March 26, 2016
by Emma Seed
On Monday, we will have been in Whangarei for six months. Half of me wants to rejoice, celebrate and shout it from the roof tops, yet the other half just wants to cry. Tonight the later is winning. The last six months has been a beautiful journey. It has been full of life changing revelations and encounters. There are so many wonderful things that I could celebrate, yet tonight my heart is clouded. It’s surrounded by a whirlwind of fear. I feel myself analysing and judging, wanting to critique the last six months. The desire to achieve and perform is tempting. Have I really done enough? I want to race ahead in my own strength, fix everything, make it all happen. It’s exactly how I was feeling when this journey first began, so I’ve decided to remind myself of what Papa showed me back then. Here we go…
Journal Entry – Week 1
I feel myself unraveling, like the thread on a top. Slowly coming away from what held it together, tight and stuck. I feel myself loosening. Freedom coming. Creativity coming alive. Mess being awakened. It’s a beautiful mess though, not one that needs cleaning up, but one that just needs to be let free. I feel You calling me to You. You grab my hand and spin me in circles. Twirling and twirling. My clothes jump free, dancing in the wind. Joy wells up inside, like bubbles. It’s popping all around us. Laughter breaks out….
Journal Entry – Week 2
Slow down my dear, slow down. Your mind’s like a whirlwind, worry after worry. You don’t need to rush ahead in your own strength. I’m right here, right now. I take a deep breath and close my eyes. My legs stop shaking and find steady ground. The wind comes and sweeps my tears away. I feel my mind go quiet. No more whirling of tired thoughts, just the peace of an open field. I see Papa there. He’s smiling. His eyes gaze deep within me. As I run towards Him, I feel my body tipping forward. My feet slowly slide off the edge of the bridge. My heart jolts as I’m falling through the air. The wind quiets my soul. It pulls me around, twirling, spinning, spiralling. It feels heavy and buoyant like it’s guiding my fall. I feel my whole being awakening, vibrating, screaming. The screams reach out into the air, until they are left behind. New sounds begin to leap out from the forest. The trees, birds and animals are singing. Sweet melodies wrap around me, vibrant and full of colour.
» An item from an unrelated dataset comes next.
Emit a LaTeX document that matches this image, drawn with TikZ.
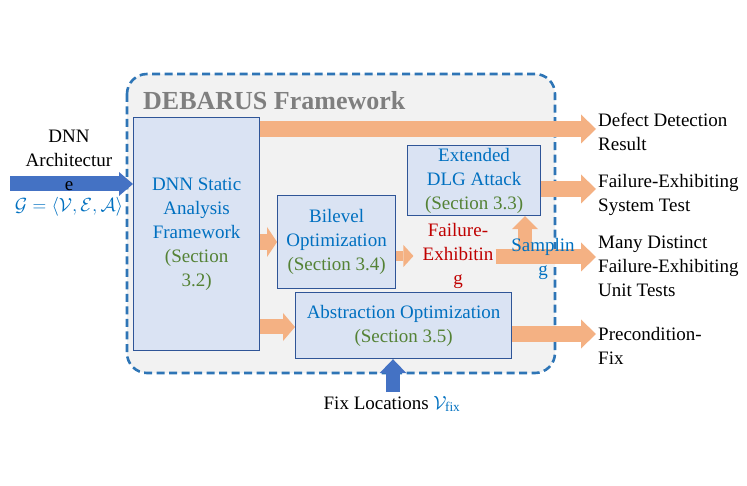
\RequirePackage{fix-cm}
\documentclass[tikz,border=0pt]{standalone}
\usepackage{fontspec}
\setmainfont{Liberation Serif}
\usetikzlibrary{arrows.meta}
\definecolor{boxfill}{HTML}{DAE3F3}
\definecolor{boxdraw}{HTML}{2F5597}
\definecolor{tblue}{HTML}{0070C0}
\definecolor{tgreen}{HTML}{548235}
\definecolor{tred}{HTML}{C00000}
\definecolor{oarr}{HTML}{F4B183}
\definecolor{barr}{HTML}{4472C4}
\definecolor{frameblue}{HTML}{2E75B6}
\definecolor{framefill}{HTML}{F2F2F2}
\definecolor{titlegray}{HTML}{7F7F7F}
\pgfdeclarelayer{bg}
\pgfdeclarelayer{arr}
\pgfsetlayers{bg,arr,main}
\tikzset{
  txt/.style={font=\fontsize{19}{24}\selectfont, inner sep=2pt, align=center},
  comp/.style={txt, draw=boxdraw, fill=boxfill, line width=1.2pt, anchor=north west, text=tblue},
  outtxt/.style={txt, align=left, anchor=west},
  frame/.style={draw=frameblue, fill=framefill, line width=2.6pt, dash pattern=on 8pt off 4.5pt, rounded corners=20pt},
  titletxt/.style={font=\fontsize{26}{30}\selectfont\bfseries, text=titlegray, anchor=west, inner sep=0pt},
  oarrow/.style n args={3}{draw=oarr, line width=#1, -{Triangle[length=#2,width=#3,line width=0pt]}},
  barrow/.style n args={3}{draw=barr, line width=#1, -{Triangle[length=#2,width=#3,line width=0pt]}}
}
\begin{document}
\begin{tikzpicture}[x=1pt,y=-1pt]
\useasboundingbox (0,0) rectangle (747,486);
\begin{pgfonlayer}{bg}
  \draw[frame] (127,74) rectangle (555,373);
\end{pgfonlayer}
\node[titletxt] (title) at (143,101) {DEBARUS Framework};

\node[comp, minimum width=126pt, minimum height=233pt] (dnn) at (133,117)
  {DNN Static\\Analysis\\Framework\\\textcolor{tgreen}{(Section}\\\textcolor{tgreen}{3.2)}};
\node[comp, minimum width=133pt, minimum height=70pt] (dlg) at (407,145)
  {Extended\\DLG Attack\\\textcolor{tgreen}{(Section 3.3)}};
\node[comp, minimum width=118pt, minimum height=93pt] (bil) at (277,195)
  {Bilevel\\Optimization\\\textcolor{tgreen}{(Section 3.4)}};
\node[comp, minimum width=216pt, minimum height=66pt] (abs) at (295,292)
  {Abstraction Optimization\\\textcolor{tgreen}{(Section 3.5)}};

\node[txt, text=tred] (fail) at (458,256) {Failure-\\Exhibitin\\g};
\node[txt, text=tblue] (samp) at (543,259) {Samplin\\g};

\node[outtxt] (defect) at (596,132) {Defect Detection\\Result};
\node[outtxt] (fest) at (596,195) {Failure-Exhibiting\\System Test};
\node[outtxt] (many) at (596,266) {Many Distinct\\Failure-Exhibiting\\Unit Tests};
\node[outtxt] (pre) at (596,346) {Precondition-\\Fix};

\node[txt] (inp) at (69,160) {DNN\\Architectur\\e};
\node[txt, text=tblue] (graph) at (69,207) {$\mathcal{G}=\langle\mathcal{V},\mathcal{E},\mathcal{A}\rangle$};
\node[txt] (fix) at (392,404) {Fix Locations \textcolor{tblue}{$\mathcal{V}_{\mathrm{fix}}$}};

\coordinate (sb) at (525,257);
\coordinate (inA) at (10,184);
\coordinate (fixA) at (393,392);

\begin{pgfonlayer}{arr}
  \draw[oarrow={16pt}{15pt}{29pt}] (dnn.east |- 0,129) -- (defect.west |- 0,129);
  \draw[oarrow={16pt}{15pt}{29pt}] (dlg.east |- 0,189) -- (fest.west |- 0,189);
  \draw[oarrow={15pt}{15pt}{29pt}] (fail.east |- 0,257) -- (many.west |- 0,257);
  \draw[oarrow={15pt}{15pt}{29pt}] (abs.east |- 0,334) -- (pre.west |- 0,334);
  \draw[oarrow={16pt}{10pt}{30pt}] (dnn.east |- 0,242) -- (bil.west |- 0,242);
  \draw[oarrow={15pt}{12pt}{28pt}] (dnn.east |- 0,327) -- (abs.west |- 0,327);
  \draw[oarrow={10pt}{10pt}{22pt}, shorten >=7pt] (bil.east |- 0,256) -- (fail.west |- 0,256);
  \draw[oarrow={14pt}{13pt}{26pt}] (sb) -- (sb |- dlg.south);
  \draw[barrow={15pt}{14pt}{24pt}] (inA) -- (dnn.west |- inA);
  \draw[barrow={14pt}{14pt}{27pt}] (fixA) -- (fixA |- abs.south);
\end{pgfonlayer}
\end{tikzpicture}
\end{document}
I’m still falling, but there’s freedom at every turn. My heart is overflowing with peace and wonder. I feel myself slowing. I open my eyes and I am deep in Papa’s arms. I feel the warmth of His embrace permeating in to my body. As it warms, it fills with light. My skin is sparkling and glistening in the warmth of His affection. I feel my heart sink and relax, finding comfort in its home. It’s content. It falls asleep.
He will quiet you with His love.
When I start to freak out, wanting to run ahead and do it on my own, I remind myself of these moments. The moments I let go of expectations, performance and fear. I choose to fall back in to His embrace again where I find peace, wonder and never ending love. There’s no disappointment there, just quiet contentment. And the world feels okay again.